Still disrupting 12.8% of Australian travellers time online is the mother of all review sites Tripadvisor who still lead the way in showing that reviews are very relevant for your customers when it comes to the travel booking cycle and considering their own choices before they contact you.

Booking.com comes in second at 7.5% with Qantas at 7.3%, Webjet at 5.9%, Jetstar at 5% and Virgin Australia at 4%.

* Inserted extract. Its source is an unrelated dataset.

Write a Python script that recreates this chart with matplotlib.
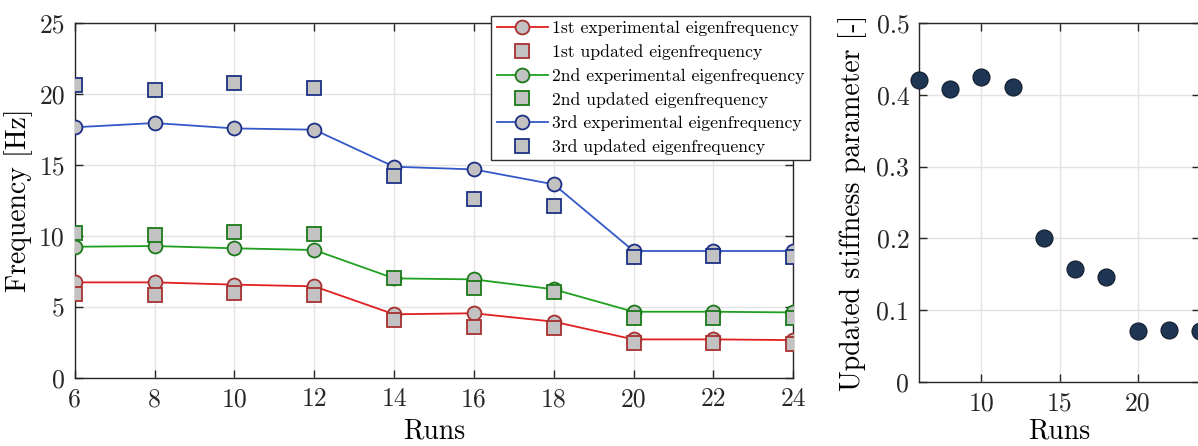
import matplotlib
matplotlib.use("Agg")
import matplotlib.pyplot as plt
from matplotlib.ticker import FuncFormatter

plt.rcParams["font.family"] = ["cmr10", "DejaVu Serif"]
plt.rcParams["mathtext.fontset"] = "cm"
plt.rcParams["axes.formatter.use_mathtext"] = True

# Measured eigenfrequencies per run
runs = [6, 8, 10, 12, 14, 16, 18, 20, 22, 24]
exp_1 = [6.72, 6.72, 6.56, 6.44, 4.47, 4.54, 3.95, 2.70, 2.70, 2.65]
upd_1 = [5.90, 5.80, 5.95, 5.85, 4.07, 3.60, 3.52, 2.42, 2.42, 2.37]
exp_2 = [9.23, 9.28, 9.12, 9.00, 7.00, 6.93, 6.23, 4.65, 4.65, 4.60]
upd_2 = [10.18, 10.06, 10.27, 10.10, 7.00, 6.30, 6.02, 4.23, 4.23, 4.19]
exp_3 = [17.65, 17.95, 17.57, 17.48, 14.87, 14.68, 13.63, 8.93, 8.93, 8.93]
upd_3 = [20.60, 20.27, 20.75, 20.40, 14.24, 12.57, 12.12, 8.53, 8.55, 8.50]

# Updated stiffness parameter per run
stiffness = [0.420, 0.408, 0.425, 0.411, 0.200, 0.157, 0.146, 0.071, 0.0724, 0.071]

freq_ticks = [0, 5, 10, 15, 20, 25]
run_ticks = [6, 8, 10, 12, 14, 16, 18, 20, 22, 24]
stiff_ticks = [0, 0.1, 0.2, 0.3, 0.4, 0.5]
stiff_run_ticks = [10, 15, 20]

W, H = 1198, 446
fig = plt.figure(figsize=(W / 100, H / 100), dpi=100)


def px_axes(left, top, right, bottom):
    return fig.add_axes([left / W, 1 - bottom / H, (right - left) / W, (bottom - top) / H])


ax1 = px_axes(74.7, 23, 793.3, 377.7)
ax2 = px_axes(919, 23, 1200, 382)

spine_col = "#262626"
grid_col = "#e3e3e3"
face = "#c2c2c2"
fs_tick = 18.5
fs_label = 20

series = [
    (exp_1, upd_1, "#e02020", "#a83030", "1st"),
    (exp_2, upd_2, "#1fa01f", "#1a7a1a", "2nd"),
    (exp_3, upd_3, "#3358c8", "#1c2f85", "3rd"),
]
for exp, upd, lc, ec, name in series:
    ax1.plot(runs, exp, "-", color=lc, lw=1.3, marker="o", ms=10,
             mfc=face, mec=ec, mew=1.3,
             label=f"{name} experimental eigenfrequency", zorder=3)
    ax1.plot(runs, upd, linestyle="none", marker="s", ms=10,
             mfc=face, mec=ec, mew=1.3,
             label=f"{name} updated eigenfrequency", zorder=4)

ax1.set_xlim(6, 24)
ax1.set_ylim(0, 25)
ax1.set_xticks(run_ticks)
ax1.set_yticks(freq_ticks)
ax1.set_xlabel("Runs", fontsize=fs_label, labelpad=5)
ax1.set_ylabel("Frequency [Hz]", fontsize=fs_label)
ax1.yaxis.set_label_coords(-0.058, 0.5)

ax2.scatter(runs, stiffness, s=150, color="#1e3654", edgecolors="#101c2c",
            linewidths=0.8, zorder=3, clip_on=False)
ax2.set_xlim(6, 24)
ax2.set_ylim(0, 0.5)
ax2.set_xticks(stiff_run_ticks)
ax2.set_yticks(stiff_ticks)
ax2.set_xlabel("Runs", fontsize=fs_label, labelpad=2)
ax2.set_ylabel("Updated stiffness parameter [-]", fontsize=fs_label)
ax2.yaxis.set_label_coords(-0.185, 0.5)

for ax in (ax1, ax2):
    ax.xaxis.set_major_formatter(FuncFormatter(lambda v, p: f"{v:g}"))
    ax.yaxis.set_major_formatter(FuncFormatter(lambda v, p: f"{v:g}"))
    ax.grid(True, color=grid_col, lw=1.0)
    ax.set_axisbelow(True)
    for s in ax.spines.values():
        s.set_color(spine_col)
        s.set_linewidth(1.0)
    ax.tick_params(direction="in", length=6, width=1.0, colors=spine_col,
                   labelcolor="#262626", labelsize=fs_tick, pad=7,
                   top=True, right=True)

leg = ax1.legend(loc="upper right", bbox_to_anchor=(810 / W, 1 - 15.7 / H),
                 bbox_transform=fig.transFigure, fontsize=12.7, frameon=True,
                 fancybox=False, framealpha=1, edgecolor="#303030",
                 handlelength=2.9, handletextpad=0.25, labelspacing=0.45,
                 borderpad=0.3, borderaxespad=0, numpoints=1)
leg.get_frame().set_linewidth(1.0)

fig.savefig("out.png", dpi=100)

That site Airbnb again is indeed the fastest growing one right now in Australia with 100% growth from the last year whilst sites like Wotif.com and Stayz.com.au have both gone backwards in the last year, highlighting the disruptor’s acceleration.

 

4. Ubers vision is to take traffic jams away

uber-taxis-karryon

It’s on for young and old

The 3-year-old champion disrupter now sits smugly in the drivers seat at 1m downloads of the App in Australia with 15k drivers using the app for a living. Amazingly their goal is to end up with 1m drivers for Uber in Australia.

Whilst Uber wasn’t started (originally in San Francisco) with any vision of disrupting transport it’s grown into the companies mantra by essentially being a ‘Private driver service’ with the goal to take more cars off the road. Their vision is ‘Transport is the weakest link in the customer journey. Uber is the solution’. It’s slightly puzzling to get your ahead around given they are still driving cars, the thought being they’ll just create less people driving their own cars.

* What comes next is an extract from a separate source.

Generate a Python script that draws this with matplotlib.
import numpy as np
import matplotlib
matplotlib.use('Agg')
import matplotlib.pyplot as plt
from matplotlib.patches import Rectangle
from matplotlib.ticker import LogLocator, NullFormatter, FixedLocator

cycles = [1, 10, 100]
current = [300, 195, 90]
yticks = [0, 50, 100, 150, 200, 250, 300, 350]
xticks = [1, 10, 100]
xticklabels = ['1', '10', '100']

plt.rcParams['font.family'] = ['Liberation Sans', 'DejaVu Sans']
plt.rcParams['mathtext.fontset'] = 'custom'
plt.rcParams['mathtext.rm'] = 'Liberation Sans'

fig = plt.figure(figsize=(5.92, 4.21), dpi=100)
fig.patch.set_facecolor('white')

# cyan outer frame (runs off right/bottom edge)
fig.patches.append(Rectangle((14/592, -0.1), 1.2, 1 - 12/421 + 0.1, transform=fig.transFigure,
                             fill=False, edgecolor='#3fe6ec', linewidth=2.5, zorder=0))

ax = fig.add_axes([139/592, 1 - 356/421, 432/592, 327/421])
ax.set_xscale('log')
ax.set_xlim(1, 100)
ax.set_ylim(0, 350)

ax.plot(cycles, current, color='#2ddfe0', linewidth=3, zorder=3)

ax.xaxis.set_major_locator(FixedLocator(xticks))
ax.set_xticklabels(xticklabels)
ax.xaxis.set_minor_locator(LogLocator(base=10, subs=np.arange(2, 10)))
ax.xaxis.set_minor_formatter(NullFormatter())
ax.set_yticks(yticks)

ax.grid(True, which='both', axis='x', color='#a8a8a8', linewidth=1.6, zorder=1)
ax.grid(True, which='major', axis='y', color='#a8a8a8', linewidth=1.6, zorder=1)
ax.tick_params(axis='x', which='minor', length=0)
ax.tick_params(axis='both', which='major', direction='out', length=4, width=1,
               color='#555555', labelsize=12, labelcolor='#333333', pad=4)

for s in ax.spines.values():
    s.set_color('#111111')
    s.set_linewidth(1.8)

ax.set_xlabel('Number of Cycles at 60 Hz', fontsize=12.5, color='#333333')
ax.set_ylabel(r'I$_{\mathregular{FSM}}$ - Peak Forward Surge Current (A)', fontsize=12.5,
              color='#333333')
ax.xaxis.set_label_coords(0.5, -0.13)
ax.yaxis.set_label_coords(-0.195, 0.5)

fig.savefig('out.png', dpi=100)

Uber’s success has been built on disrupting the famously incumbent and lazy taxi service with a killer GPS based app, two-way reviews, no money changing hands so no hassle and a growing stream of drivers in smart, well maintained cars to service the market.

Some of Ubers other ideas include; ‘Uber rush’ as a courier service, Uber food that delivers to you (currently a trial), Uber boats for water taxis in Sydney which has been hailed a success and more random ideas such as delivering Messina ice cream and even kittens to cuddle.

 

5.Meta Search sites are booming

trivagoguy-karryon

The Trivago guy. Travels answer to George Clooney, or Julian Assange.

What is Meta search anyway? To bring you up to search speed, a metasearch engine (or aggregator) is a search tool that uses another search engine’s data to consolidate produce their own results from the Internet. A search within a search if you like.

It’s about finding you a lot of specific data very quickly. Like a load of airfares for example which lead the way massively in traveller searches at 60% followed by cruise at 11% and Accommodation at 7%.

In Australia Trivago (Expedia owned) is the fastest growing metasearch site with 67% growth of share of visits, which has tripled in one year. Skyscanner is sitting at 20% of the market.

 

6. Helloworld.com.au now pays online commission to its agents

best-new-app-header-helloworld-karryon

Say hello to the app that pays commission to agents

Remarkably, two years on since the delete button was infamously hit on bestflights.com.au and helloworld.com.au bounded joyfully into the market to replace it, the retail
brand has created some sizeable online waves and now pays helloworld agents commission on all sales from the helloworld site and mobile app bookings.

Their industry leading (Expedia powered) model offers customers the option to book online or in-store, aggressively targeting the online travel agencies (OTA’s) by competing on price and delivery of product.

It’s also a great enquiry generator for customers walking into helloworld stores to potentially spend more on travel and return again. Customers they may not have had previously including 18-34 year olds – a market once deemed harder to reach via high street bricks and mortar travel agencies.

 

7. The new Creative Holidays trade site is going off

creative holidays-karryon

James Gaskell, MD of Creative Holidays shared his story of the journey the Travel Corporation wholesaler has undertaken to embrace their digital offering and how they’ve re-built the agent portal from scratch to become a consumer styled ‘travel marketplace’ rather than a more traditional and generally poor online wholesaler experience.

Since launching a few months ago the site has re-gained plenty of traction in the market and firmly re-planted Creative Holidays and its product offering back in the selling mind of agents Australia wide though a great user experience, robust pricing and quality service.

Clearly it’s paid off so far too with an impressive rise in sales activity from 300k to 3 million since the sites launch and a budget bursting conversion rate increase from 18% to 30% in just three months.

 

8. And no tech event could be complete without Expedia

scratchpad-expedai-karryon

Expedia’s scratchpad helps customers plan

20 years on since they launched in Australia, Expedia are on the up brand by brand with their TAAP (Travel Agent Associate Program) doing the business with agents, a newly rebranded Wotif.com entering the market and also soon to be rebranded lastminute.com.au about to experience a resurgence.

Expedia says work and social is now blurred in an always-on world with 20% of Aussies checking their email every 10 minutes on a device and 15% having actually answered the phone while having sex. Quite possibly one of the saddest indictments on society to date. Is nothing sacred?

Expedia are also starting to see longer-term vs last minute bookings coming through their mobile app with customers visiting 10 sites on average before they purchase on multi devices. Innovative new products like scratchpad are helping boost the sites stickiness and returning customers.

 

In conclusion

departures-karryon

Getting your clients on their way is a combo of tech and service

Clearly mobile and the plethora of channel choices for customers when it comes to travel are now well and truly the norm and are much needed to compliment what agents do.

But what remains is the fact that a large percentage of customers are still needing agents to piece it all together and cut through the confusion the many channels and travel offerings now represent.

Service as always, will always hold true as key driver for everyone. Want to disrupt your competitors? Harness the great technology out there and use your amazing service to create a winning combo.

What do you think? Is technology helping or hindering your business?